(Exercise objective) Write out every line below that includes the word "matplotlib".

(Source excerpt)
···
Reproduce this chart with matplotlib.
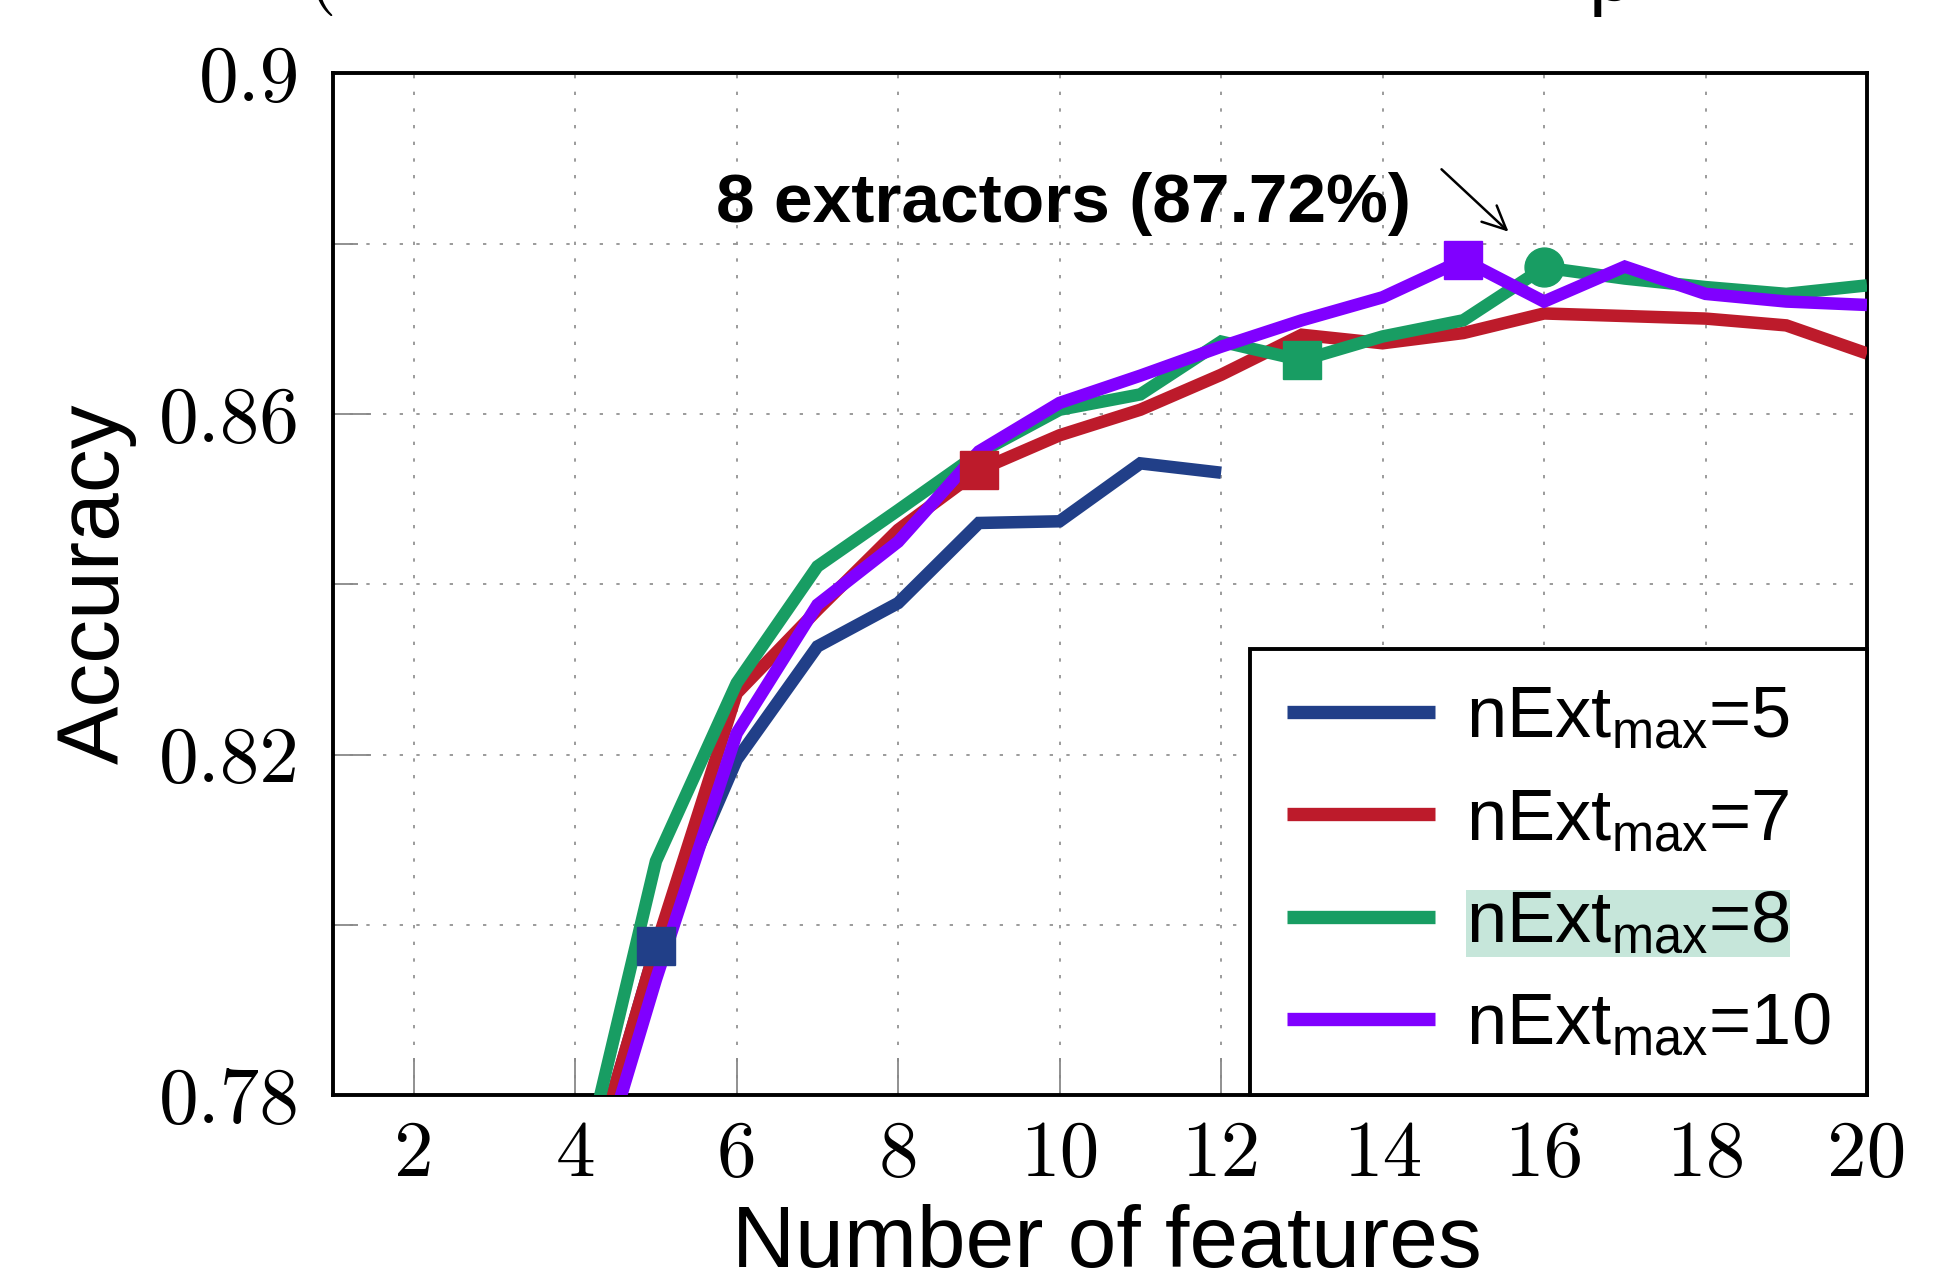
import matplotlib
matplotlib.use("Agg")
import matplotlib.pyplot as plt

# ---------------- data ----------------
x_blue = [4, 5, 6, 7, 8, 9, 10, 11, 12]
acc_blue = [0.765, 0.7975, 0.8194, 0.8327, 0.8378, 0.8472, 0.8474, 0.8542, 0.8531]

x_full = [4, 5, 6, 7, 8, 9, 10, 11, 12, 13, 14, 15, 16, 17, 18, 19, 20]
acc_red = [0.7651, 0.7975, 0.8272, 0.8370, 0.8464, 0.8534, 0.8575, 0.8605, 0.8646,
           0.8693, 0.8683, 0.8695, 0.8718, 0.8715, 0.8712, 0.8704, 0.8671]
acc_green = [0.7676, 0.8075, 0.8284, 0.8421, 0.8487, 0.8554, 0.8605, 0.8623, 0.8685,
             0.8663, 0.8691, 0.8710, 0.8772, 0.8759, 0.8749, 0.8741, 0.8751]
acc_purple = [0.7620, 0.7936, 0.8225, 0.8376, 0.8450, 0.8556, 0.8613, 0.8645, 0.8679,
              0.8710, 0.8737, 0.8781, 0.8732, 0.8773, 0.8741, 0.8732, 0.8728]

labels = [r"nExt$_{\mathregular{max}}$=5", r"nExt$_{\mathregular{max}}$=7",
          r"nExt$_{\mathregular{max}}$=8", r"nExt$_{\mathregular{max}}$=10"]
colors = ["#213f88", "#bd1b2b", "#189d63", "#8000ff"]

# square markers (best point of each series) and circle marker
sq_x = [5, 9, 13, 15]
circle_x = 16

xticks = [2, 4, 6, 8, 10, 12, 14, 16, 18, 20]
yticks_major = [0.78, 0.82, 0.86, 0.90]
ytick_labels = ["0.78", "0.82", "0.86", "0.9"]
yticks_minor = [0.80, 0.84, 0.88]

annot_text = "8 extractors (87.72%)"

# ---------------- figure ----------------
plt.rcParams["font.family"] = ["Liberation Sans", "DejaVu Sans"]
fig = plt.figure(figsize=(19.48, 12.79), dpi=100)
ax = fig.add_axes([333 / 1948, 1 - 1095.3 / 1279, 1534 / 1948, 1022 / 1279])

series = [(x_blue, acc_blue), (x_full, acc_red), (x_full, acc_green), (x_full, acc_purple)]
for (xs, ys), c, lab in zip(series, colors, labels):
    ax.plot(xs, ys, color=c, lw=9, solid_joinstyle="miter", solid_capstyle="butt",
            label=lab, zorder=3)

# markers
for (xs, ys), c, mx in zip(series, colors, sq_x):
    ax.plot([mx], [ys[xs.index(mx)]], marker="s", ms=28, color=c, mec=c, ls="none", zorder=4)
ax.plot([circle_x], [acc_green[x_full.index(circle_x)]], marker="o", ms=28,
        color=colors[2], mec=colors[2], ls="none", zorder=4)

ax.set_xlim(1, 20)
ax.set_ylim(0.78, 0.90)

ax.set_xticks(xticks)
ax.set_xticklabels([str(v) for v in xticks])
ax.set_yticks(yticks_major)
ax.set_yticklabels(ytick_labels)
ax.set_yticks(yticks_minor, minor=True)

for lab in ax.get_xticklabels() + ax.get_yticklabels():
    lab.set_fontfamily("cmr10")
    lab.set_fontsize(57)

ax.tick_params(which="major", direction="in", length=27, width=1.3, color="#888888")
ax.tick_params(which="minor", direction="in", length=18, width=1.3, color="#888888")
ax.tick_params(axis="x", which="major", pad=18)
ax.tick_params(axis="y", which="major", pad=24)

ax.set_axisbelow(True)
ax.grid(True, which="both", color="#8a8a8a", linestyle=(0, (2, 8)), linewidth=1.2)

for sp in ax.spines.values():
    sp.set_linewidth(2.8)
    sp.set_color("black")

# axis labels
fig.text(0.5683, 0.0095, "Number of features", fontsize=63, ha="center", va="baseline")
fig.text(0.0611, 0.5434, "Accuracy", fontsize=63, rotation=90, rotation_mode="anchor",
         ha="center", va="baseline")

# annotation
ax.text(10.05, 0.88258, annot_text, fontsize=50, fontweight="bold", ha="center", va="baseline")
ax.annotate("", xy=(15.56, 0.8814), xytext=(14.73, 0.88873),
            arrowprops=dict(arrowstyle="->,head_length=1.7,head_width=0.8", lw=1.8,
                            color="black", shrinkA=0, shrinkB=0))

# legend
leg = ax.legend(loc="lower right", fontsize=52, frameon=True, fancybox=False,
                framealpha=1, edgecolor="black", borderaxespad=0,
                handlelength=2.05, handletextpad=0.44, borderpad=0.5, labelspacing=0.49)
leg.get_frame().set_linewidth(2.8)
for h in leg.get_lines():
    h.set_linewidth(9.6)
    h.set_solid_capstyle("butt")
leg.get_texts()[2].set_bbox(dict(facecolor="#c6e6da", edgecolor="none", pad=0))
leg.set_zorder(5)

# cut-off title fragments at the top edge
fig.text(305 / 1948, 1.0031, "(", fontsize=57, fontfamily="cmr10", ha="left", va="baseline")
fig.text(1589 / 1948, 0.9997, "p", fontsize=57, ha="left", va="baseline")

fig.savefig("out.png", dpi=100)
···
(Result below)
Reproduce this chart with matplotlib.
import matplotlib
matplotlib.use("Agg")
import matplotlib.pyplot as plt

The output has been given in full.